Somebody help


#1

Ok so the car has been doing this all season and swapping ECU’s and AFM’s normally seems to make it disappear for a short period of time. However on Sunday this was not the case. The car sputtered almost constantly as if I was flipping the ignition on and off. I checked the ignition switch, the main power shut off, the fusable link from the battery and the grounds that I knew of. I have no idea what it is. I would really appreciate any and all help. Here’s a video of what it is doing.

p.s. the funny part is the race results said I came in last place in the race 3 laps down from the leader. I actually came in 8th and was on the lead lap. I’m guessing that the main power has to be cutting completely off in order to kill the power to the transponder.

http://vimeo.com/6257380


#2

I’d give Jim Levie a call. He’s had a lot of experienced fighting electrical gremlins. Have a notepad by the phone.


#3

Sounds like the symptoms I had and eventually traced it to my kill switch; a longacre non-removable “key” type. Switch was about 4 years old.

After I stumbled on it, a new switch immediately solved the cutout.

Mine also would sometimes refuse to start. The car would turn over, coil had power, but no spark. Other times, it would start fine but cutout randomly. I did a quick test at VIR by putting both low-tension leads onto the same terminal for a session. It was no longer a proper kill-switch of course, but it did eliminate the cutout and told me that was the problem.


#4

Mike, replace the kill switch and get the best (Longacre gets my vote…for now. Although Chuck had problems with his…) that you can find.

No, I didn’t watch the video.The total power failure tells the story. Been there , done that.

RP


#5

Thanks guys. The killswitch is brand new…so i’m guessing there is a continuity problem surrounding the kill switch. I had the same problem as chuck did with the car not staring and that was the reason for replacing the switch. I appreciate guys I think you pushed me in the right direction. Sounds like I need to play around with the killswitch some more.


#6

Two electrical issues I’ve had in the past on my car which both caused intermittent starting issues (no running problems though fortunately for me… unfortunately for my competitors) were:

  1. Cheater push button ignition switch (Longacre). Replaced, everything worked great. This sucked because it caused completely sporadic starting issues with no way of troubleshooting (once I got the test light, car would start) and no pattern (hot, cold, full charge battery, etc).

  2. Electrical cable running from the battery to the junction block. On my car, there were two lines from the factory (one fat and one skinny). Removed the skinny one, jumped it all together at the junction block, everything then worked fine.


#7

for others starting out, using the skinny wire and the big wire together is the easiest way to wire a kill switch. Search for threads about this.

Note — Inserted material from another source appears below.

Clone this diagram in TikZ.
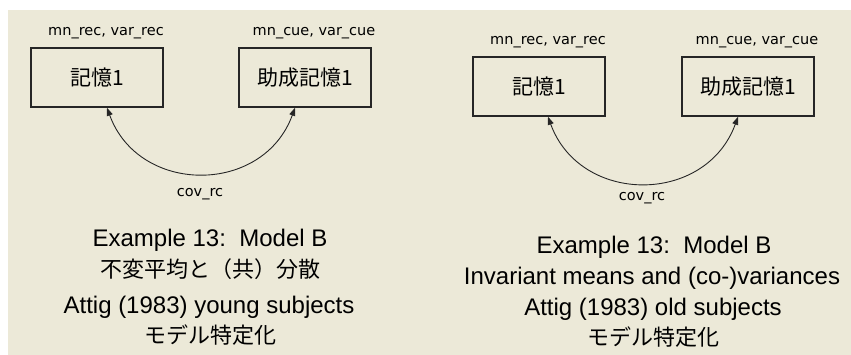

The car cranking without catching is a symptom of the skinny wire being interrupted somewhere.
bruce

TheRedBaron wrote:

[quote]

  1. Electrical cable running from the battery to the junction block. On my car, there were two lines from the factory (one fat and one skinny). Removed the skinny one, jumped it all together at the junction block, everything then worked fine.[/quote]

#8

I had a similar problem with my car. After replacing a whole list of parts I figured it out on the grid at Cal Speedway when my car refused to start. It was my main relay. The cheapest, simplest part I never thought to look at. My car would cut out at high rpms and sometimes refuse to start after the session on the track. I think the heat in the engine compartment after a session would heat up the relay and then would not work. May not be your problem but may help others looking for electrical problems.


#9

I had the same problem on Saturday and it turned out to be a bad plug wire. I got lucky finding that one quickly and was fine on Sunday.